We got the first three nailed down, allow me to argue that we need the forth one to make the whole thing working and possibly the fifth one to account for every scenario I ever had to deal with.

  • TARGET AREA: I previously referred to it as “blanking” instruction, but after reading Jim and Walter’s post I think we could refer to it as “target area”. Conceptually they are two different approaches to get to the same result: once an image has been cropped and scaled, we use this instruction to tell the software what portion of the frame matches with what has been framed on set. Implementations will then leave the software/user to decide what to do with it (blank it, make a reference line, create a different canvas). This is what will be used on set to calculate the frame lines as well.

  • ACTIVE AREA would mostly be used for VFX when the workflow requires the vendor to receive and deliver back to post an image different (most of the time bigger) than the rendered GC area. To elaborate: what happens 99% of the times on my projects is that we have to account for a 5/10% extra area outside the target area to allow post production to stabilise, reframe, make a 3D release, make an IMAX release and so on. For these reasons, VFX CG needs to be rendered outside the main target frame, so that once VFX pulls go back to DI, VFX shots will have the same extra room of drama shots and the CG has been rendered to account for all needs, like different releases (ie IMAX) or further post-production stages (ie 3D post conversion). You don’t want to have to render twice, right?

I reckon that by adding those two extra nodes we could really account for every need both on set and in post.

I have a bunch of projects I can mention and provide documentation for it is required. But I’m sure you all know what I’m talking about here…

Sorry for the long email.

F

Thank you all for your comments.

I’m in favor of adding Vertical & Horizontal scale factors to indicate anamorphic squeezing (most that I have seen seem to use a float, i.e. 2.0 for traditional anamorphic, 1.3 for hawk lenses, 1.0 for spherical)

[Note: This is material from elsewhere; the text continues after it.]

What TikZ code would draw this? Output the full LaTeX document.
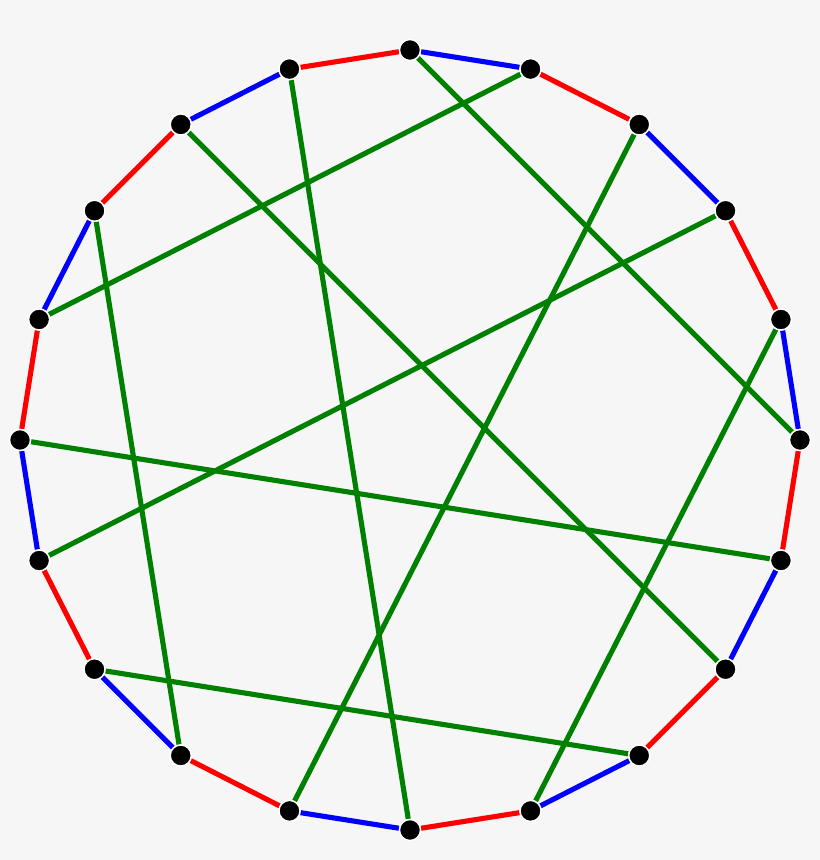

And while I agree that Target Area would make this a more complete snapshot of what resize was done, I am not in favor of adding Target Area for a couple reasons:

  • You will have so many different target areas depending on the specific use case and software configuration. To name a few, HD 1920x1080 for dailies, UHD 3840x2160 for reviewing on consumer TV, DCI 2K or 4K a projector, etc. The software in which you do these resizes all have different methodologies of where you set your output resolution, the order of operations, etc. Even if we specify target area, most likely it would get overridden by ‘what output res the user is set to’ in the specific scenario.

  • What these all have in common, though, is the extraction area, which is what we are trying to communicate with this metadata. It should be possible to pass a single AMF between all of these places and get the same active image to be fit within the target area of choice within the software.

So I guess my questions is, with target area, are we trying to solve something outside the scope of ‘this is the area of the image to view’?